*Directions:*
Every line from the one with "Recreate this image" to the one with "label=lab, zorder=3)", including those two, is to be copied exactly; all other lines of the entries below are left out.

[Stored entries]
########################################

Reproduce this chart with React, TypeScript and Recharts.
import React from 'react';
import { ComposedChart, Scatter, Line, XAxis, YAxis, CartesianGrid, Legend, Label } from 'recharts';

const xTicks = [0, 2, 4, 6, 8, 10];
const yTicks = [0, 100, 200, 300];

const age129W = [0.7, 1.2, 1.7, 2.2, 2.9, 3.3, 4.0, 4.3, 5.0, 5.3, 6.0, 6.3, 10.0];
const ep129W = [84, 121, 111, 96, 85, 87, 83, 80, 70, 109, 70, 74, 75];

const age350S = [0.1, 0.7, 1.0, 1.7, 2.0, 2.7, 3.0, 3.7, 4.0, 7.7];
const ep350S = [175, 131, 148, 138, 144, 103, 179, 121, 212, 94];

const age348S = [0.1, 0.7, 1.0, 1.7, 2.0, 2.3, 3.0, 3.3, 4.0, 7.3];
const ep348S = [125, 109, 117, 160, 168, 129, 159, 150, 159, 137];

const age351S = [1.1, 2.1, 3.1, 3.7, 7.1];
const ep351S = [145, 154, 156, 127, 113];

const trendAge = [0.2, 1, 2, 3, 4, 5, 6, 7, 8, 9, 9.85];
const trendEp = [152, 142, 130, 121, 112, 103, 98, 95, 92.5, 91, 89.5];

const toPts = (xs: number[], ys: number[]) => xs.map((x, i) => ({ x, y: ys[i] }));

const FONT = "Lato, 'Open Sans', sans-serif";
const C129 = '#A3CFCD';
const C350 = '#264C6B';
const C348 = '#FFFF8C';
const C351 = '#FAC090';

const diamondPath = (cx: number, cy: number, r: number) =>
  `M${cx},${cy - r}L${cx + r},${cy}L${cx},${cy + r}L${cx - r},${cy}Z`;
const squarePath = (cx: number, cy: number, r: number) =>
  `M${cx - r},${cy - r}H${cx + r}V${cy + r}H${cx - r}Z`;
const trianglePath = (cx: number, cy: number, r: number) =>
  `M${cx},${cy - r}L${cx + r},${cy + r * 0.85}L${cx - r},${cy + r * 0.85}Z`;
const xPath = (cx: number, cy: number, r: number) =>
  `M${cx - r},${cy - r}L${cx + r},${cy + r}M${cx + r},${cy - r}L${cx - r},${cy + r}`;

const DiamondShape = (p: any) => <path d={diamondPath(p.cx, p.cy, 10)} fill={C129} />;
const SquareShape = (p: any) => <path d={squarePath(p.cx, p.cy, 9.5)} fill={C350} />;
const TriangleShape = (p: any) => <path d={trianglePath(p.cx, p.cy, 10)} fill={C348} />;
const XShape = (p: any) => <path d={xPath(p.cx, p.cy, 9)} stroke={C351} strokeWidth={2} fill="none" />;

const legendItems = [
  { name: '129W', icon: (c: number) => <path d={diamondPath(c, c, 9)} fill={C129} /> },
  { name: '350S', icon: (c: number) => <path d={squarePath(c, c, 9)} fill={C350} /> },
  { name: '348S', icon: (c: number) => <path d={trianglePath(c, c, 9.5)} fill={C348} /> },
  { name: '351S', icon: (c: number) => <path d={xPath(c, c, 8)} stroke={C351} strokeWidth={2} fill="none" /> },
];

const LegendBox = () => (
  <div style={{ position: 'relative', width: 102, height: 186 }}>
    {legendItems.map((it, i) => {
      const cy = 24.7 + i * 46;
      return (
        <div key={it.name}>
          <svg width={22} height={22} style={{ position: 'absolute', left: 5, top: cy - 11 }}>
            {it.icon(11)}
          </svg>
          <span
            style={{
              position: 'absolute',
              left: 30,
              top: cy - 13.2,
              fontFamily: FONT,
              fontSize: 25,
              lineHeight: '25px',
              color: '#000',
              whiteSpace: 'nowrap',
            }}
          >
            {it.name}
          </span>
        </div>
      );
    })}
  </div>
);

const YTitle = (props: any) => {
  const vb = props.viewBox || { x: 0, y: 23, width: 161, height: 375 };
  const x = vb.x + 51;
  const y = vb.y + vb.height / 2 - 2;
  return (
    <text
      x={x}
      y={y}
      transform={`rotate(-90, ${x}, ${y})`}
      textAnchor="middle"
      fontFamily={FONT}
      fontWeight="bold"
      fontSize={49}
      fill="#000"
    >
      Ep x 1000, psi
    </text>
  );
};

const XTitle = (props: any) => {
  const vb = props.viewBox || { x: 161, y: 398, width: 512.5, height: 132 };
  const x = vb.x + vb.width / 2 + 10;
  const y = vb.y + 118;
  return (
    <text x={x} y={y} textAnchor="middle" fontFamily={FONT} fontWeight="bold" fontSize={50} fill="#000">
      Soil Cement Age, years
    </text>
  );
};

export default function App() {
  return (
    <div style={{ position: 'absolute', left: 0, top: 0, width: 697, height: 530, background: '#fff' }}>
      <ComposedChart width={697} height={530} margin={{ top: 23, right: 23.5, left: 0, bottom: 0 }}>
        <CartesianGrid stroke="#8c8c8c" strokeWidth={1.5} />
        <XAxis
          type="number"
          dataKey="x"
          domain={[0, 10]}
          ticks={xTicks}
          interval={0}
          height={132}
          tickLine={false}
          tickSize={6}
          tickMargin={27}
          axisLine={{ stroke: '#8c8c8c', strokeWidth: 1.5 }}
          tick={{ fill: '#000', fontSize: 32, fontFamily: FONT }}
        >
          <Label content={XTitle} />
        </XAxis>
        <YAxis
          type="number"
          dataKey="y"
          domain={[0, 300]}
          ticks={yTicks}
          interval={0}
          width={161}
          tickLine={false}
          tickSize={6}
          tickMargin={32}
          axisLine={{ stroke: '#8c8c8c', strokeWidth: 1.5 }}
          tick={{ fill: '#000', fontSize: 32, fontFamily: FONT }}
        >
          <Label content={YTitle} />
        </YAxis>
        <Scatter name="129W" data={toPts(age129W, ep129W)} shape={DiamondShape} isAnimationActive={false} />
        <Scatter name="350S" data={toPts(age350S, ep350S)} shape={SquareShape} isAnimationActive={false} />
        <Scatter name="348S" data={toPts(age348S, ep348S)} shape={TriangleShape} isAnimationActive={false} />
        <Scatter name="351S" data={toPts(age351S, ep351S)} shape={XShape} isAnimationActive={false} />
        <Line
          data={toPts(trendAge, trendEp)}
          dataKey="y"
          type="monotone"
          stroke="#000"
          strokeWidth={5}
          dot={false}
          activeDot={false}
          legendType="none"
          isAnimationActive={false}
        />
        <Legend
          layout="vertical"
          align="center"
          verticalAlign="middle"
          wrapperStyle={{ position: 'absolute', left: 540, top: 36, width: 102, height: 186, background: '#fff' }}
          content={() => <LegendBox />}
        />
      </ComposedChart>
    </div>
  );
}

########################################

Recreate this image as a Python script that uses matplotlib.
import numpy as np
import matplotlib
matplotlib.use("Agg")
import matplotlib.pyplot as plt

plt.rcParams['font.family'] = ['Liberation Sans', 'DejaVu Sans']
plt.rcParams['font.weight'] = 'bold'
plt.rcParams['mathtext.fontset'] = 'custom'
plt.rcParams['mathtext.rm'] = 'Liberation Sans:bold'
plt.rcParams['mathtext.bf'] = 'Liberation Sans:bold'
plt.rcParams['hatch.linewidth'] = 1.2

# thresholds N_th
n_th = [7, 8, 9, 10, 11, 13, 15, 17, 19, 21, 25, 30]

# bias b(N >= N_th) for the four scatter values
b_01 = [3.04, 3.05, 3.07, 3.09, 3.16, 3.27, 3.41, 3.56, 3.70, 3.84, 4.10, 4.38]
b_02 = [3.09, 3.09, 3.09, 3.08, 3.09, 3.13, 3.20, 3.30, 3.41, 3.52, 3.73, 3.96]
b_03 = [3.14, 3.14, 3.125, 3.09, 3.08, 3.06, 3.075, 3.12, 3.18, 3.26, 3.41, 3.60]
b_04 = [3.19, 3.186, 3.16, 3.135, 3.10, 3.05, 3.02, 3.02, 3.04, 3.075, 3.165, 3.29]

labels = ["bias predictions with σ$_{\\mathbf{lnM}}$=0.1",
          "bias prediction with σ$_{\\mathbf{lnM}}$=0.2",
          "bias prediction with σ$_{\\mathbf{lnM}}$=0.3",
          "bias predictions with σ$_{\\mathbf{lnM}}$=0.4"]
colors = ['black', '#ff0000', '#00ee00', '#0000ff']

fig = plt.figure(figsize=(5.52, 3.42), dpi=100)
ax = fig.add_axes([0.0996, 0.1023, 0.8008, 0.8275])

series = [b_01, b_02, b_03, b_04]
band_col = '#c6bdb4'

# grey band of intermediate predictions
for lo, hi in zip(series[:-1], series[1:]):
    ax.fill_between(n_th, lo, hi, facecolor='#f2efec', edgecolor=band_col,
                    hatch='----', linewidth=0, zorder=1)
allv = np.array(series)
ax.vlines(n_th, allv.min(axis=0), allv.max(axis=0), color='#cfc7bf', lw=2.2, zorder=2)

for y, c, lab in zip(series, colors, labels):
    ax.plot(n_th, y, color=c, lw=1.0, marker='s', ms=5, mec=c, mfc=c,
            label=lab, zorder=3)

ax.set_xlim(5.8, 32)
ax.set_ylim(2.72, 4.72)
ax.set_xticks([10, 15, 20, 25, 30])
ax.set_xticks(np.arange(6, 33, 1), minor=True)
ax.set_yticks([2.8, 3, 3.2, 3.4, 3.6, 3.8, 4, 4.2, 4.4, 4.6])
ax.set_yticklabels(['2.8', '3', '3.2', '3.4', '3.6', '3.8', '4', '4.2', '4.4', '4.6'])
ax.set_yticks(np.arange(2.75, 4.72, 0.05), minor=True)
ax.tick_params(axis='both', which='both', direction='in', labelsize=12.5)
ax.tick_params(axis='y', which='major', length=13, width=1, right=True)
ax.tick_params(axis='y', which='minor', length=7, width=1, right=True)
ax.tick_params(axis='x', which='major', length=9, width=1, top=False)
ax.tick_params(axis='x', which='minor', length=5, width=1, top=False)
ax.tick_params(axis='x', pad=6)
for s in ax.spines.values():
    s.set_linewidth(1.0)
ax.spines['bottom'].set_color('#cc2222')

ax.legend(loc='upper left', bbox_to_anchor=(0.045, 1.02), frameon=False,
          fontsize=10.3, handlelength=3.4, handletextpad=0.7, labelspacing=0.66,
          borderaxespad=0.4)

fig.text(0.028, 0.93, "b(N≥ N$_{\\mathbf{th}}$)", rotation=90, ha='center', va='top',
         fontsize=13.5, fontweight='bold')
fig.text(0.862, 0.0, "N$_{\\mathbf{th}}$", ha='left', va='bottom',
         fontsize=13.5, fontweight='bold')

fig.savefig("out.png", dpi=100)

########################################

*Exercise solution:*
Recreate this image as a Python script that uses matplotlib.
import numpy as np
import matplotlib
matplotlib.use("Agg")
import matplotlib.pyplot as plt

plt.rcParams['font.family'] = ['Liberation Sans', 'DejaVu Sans']
plt.rcParams['font.weight'] = 'bold'
plt.rcParams['mathtext.fontset'] = 'custom'
plt.rcParams['mathtext.rm'] = 'Liberation Sans:bold'
plt.rcParams['mathtext.bf'] = 'Liberation Sans:bold'
plt.rcParams['hatch.linewidth'] = 1.2

# thresholds N_th
n_th = [7, 8, 9, 10, 11, 13, 15, 17, 19, 21, 25, 30]

# bias b(N >= N_th) for the four scatter values
b_01 = [3.04, 3.05, 3.07, 3.09, 3.16, 3.27, 3.41, 3.56, 3.70, 3.84, 4.10, 4.38]
b_02 = [3.09, 3.09, 3.09, 3.08, 3.09, 3.13, 3.20, 3.30, 3.41, 3.52, 3.73, 3.96]
b_03 = [3.14, 3.14, 3.125, 3.09, 3.08, 3.06, 3.075, 3.12, 3.18, 3.26, 3.41, 3.60]
b_04 = [3.19, 3.186, 3.16, 3.135, 3.10, 3.05, 3.02, 3.02, 3.04, 3.075, 3.165, 3.29]

labels = ["bias predictions with σ$_{\\mathbf{lnM}}$=0.1",
          "bias prediction with σ$_{\\mathbf{lnM}}$=0.2",
          "bias prediction with σ$_{\\mathbf{lnM}}$=0.3",
          "bias predictions with σ$_{\\mathbf{lnM}}$=0.4"]
colors = ['black', '#ff0000', '#00ee00', '#0000ff']

fig = plt.figure(figsize=(5.52, 3.42), dpi=100)
ax = fig.add_axes([0.0996, 0.1023, 0.8008, 0.8275])

series = [b_01, b_02, b_03, b_04]
band_col = '#c6bdb4'

# grey band of intermediate predictions
for lo, hi in zip(series[:-1], series[1:]):
    ax.fill_between(n_th, lo, hi, facecolor='#f2efec', edgecolor=band_col,
                    hatch='----', linewidth=0, zorder=1)
allv = np.array(series)
ax.vlines(n_th, allv.min(axis=0), allv.max(axis=0), color='#cfc7bf', lw=2.2, zorder=2)

for y, c, lab in zip(series, colors, labels):
    ax.plot(n_th, y, color=c, lw=1.0, marker='s', ms=5, mec=c, mfc=c,
            label=lab, zorder=3)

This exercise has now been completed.